Ultimately, I had to figure out my part of the problem. You can't be responsible for another person's part. You can only keep your side of the street clean. What it came down to was that I had to let go of my need for other people's approval. The very nature of some of my relationships had to change, and yours may as well. For example, sometimes parents behave as if they still have authority over their grown children. In such a case, you may choose to no longer accept such a parent-child paradigm and instead learn to be your own authority, in line with the will of God. This takes amazing courage. How might you change the nature of inappropriate relationship circumstances?

If someone wants to pursue an argument, possible ways to end it are to simply say, "I understand that's how you feel," or "You may be right," and change the subject. If you are on the phone, just say you aren't able to talk anymore, say good-bye and hang up. This isn't to imply that you should avoid a conversation or conflict that is really necessary to deal with. But in many cases trying to defend yourself only gives credibility to someone who is way out of line in the first place. Express yourself simply and concisely, and let go of the other person's response. Practice detachment, or removing yourself emotionally from another person's toxic stuff.

Even if the other person refuses to change his or her attitudes or behaviors, if you change your own, the relationship will have to change, and you can find healing. Keep the focus on yourself and your own family, and if self-doubt creeps in, talk to another homeschooling parent. I am amazed at how prevalent the interference of parents is in the lives of their adult children. So break your isolation and realize you are not alone, by far.

I entered adulthood having been intensely affected by what was diagnosed as alcoholism in a younger sibling. This had a profound effect on my love relationships, causing co-dependency and my tendency to take care of others and try to "save" them. I had a happy childhood until my teen years when these issues occurred. As a young adult, I was dysfunctional financially and had difficulty keeping an orderly home. I worked at jobs below my level of education, skills, intelligence, and creativity. I was never paid what I was worth, and I did not manage the money I did make very well, being prone to bouncing checks and being charged late fees on credit cards. I was one of those people who guiltily dodged the telephone calls of debt collectors and secretly felt bad about myself.

My Bachelor degree in English sometimes helped but didn't serve me well enough financially, and at age 30 I found myself working as a nanny. Realizing I needed a career path with a future, I enrolled at The Spa School through the Ohio State Schools of Cosmetology and earned my license as an esthetician. I had a job at a prominent day spa before I graduated, and for the first time in my life I made enough money to comfortably support myself, even more than I needed. I enjoyed my work and paid off all my debts, and today I have an excellent credit rating! But when I was given this job and knew how much I could expect to be paid, I wondered whether I deserved it. I doubted my worth.

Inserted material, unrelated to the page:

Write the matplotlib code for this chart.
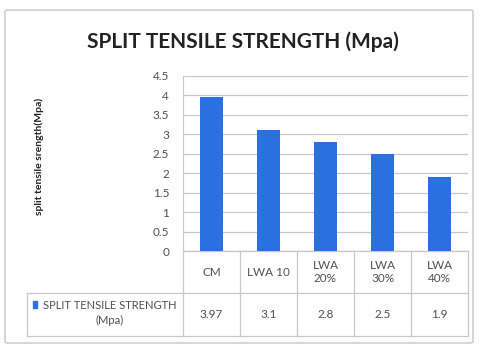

What does this have to do with homeschooling? I can tell you that at the age of 12, I was a bright, capable, confident, fearless person. I was strong and wise beyond my years. And then something happened. I betrayed myself. People betrayed me. For years as an adult I searched for my lost Self. I diluted my personality to try to make others happy. That 6th grade girl had not doubted herself.

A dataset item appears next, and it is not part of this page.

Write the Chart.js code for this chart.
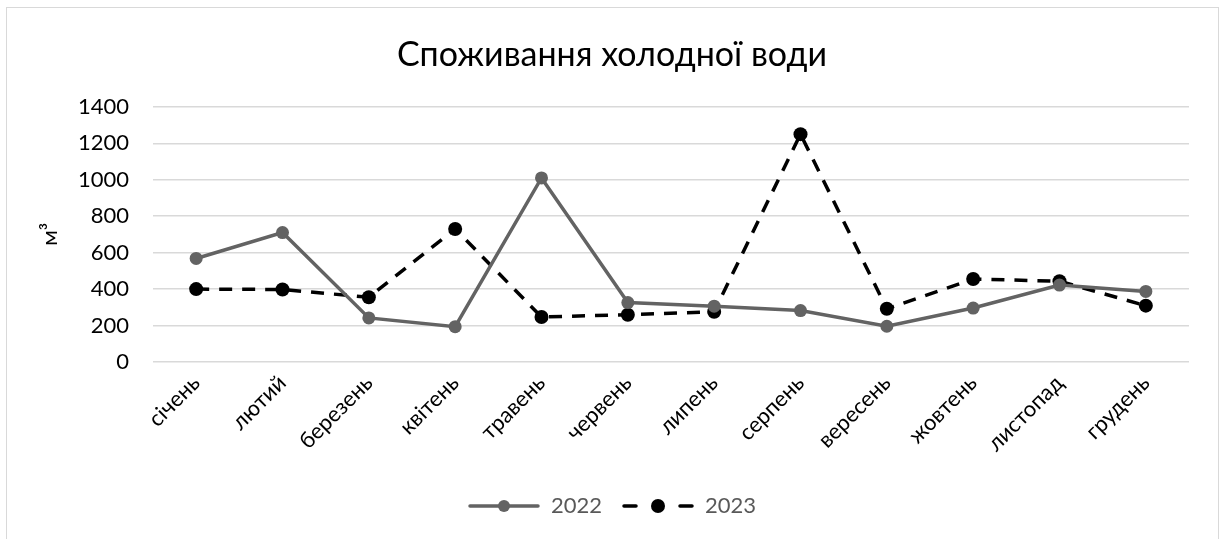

So if you wonder whether you are doing the right thing by homeschooling, ask yourself if you got what you needed at home and at school to prepare you for the adult world, whether you were able to function well in the most basic ways--to balance a checkbook, cook yourself healthy meals, change the tire on a car, maintain stable relationships, manage your household, respect yourself. This is not to blame anyone, but to reflect on your life and what worked and what didn't. If, like me, the answer is no, determine to provide a better preparation for your child via the lifestyle choice of homeschooling, if that is what works for your family. You will need no other purpose, and there will be no room for doubt.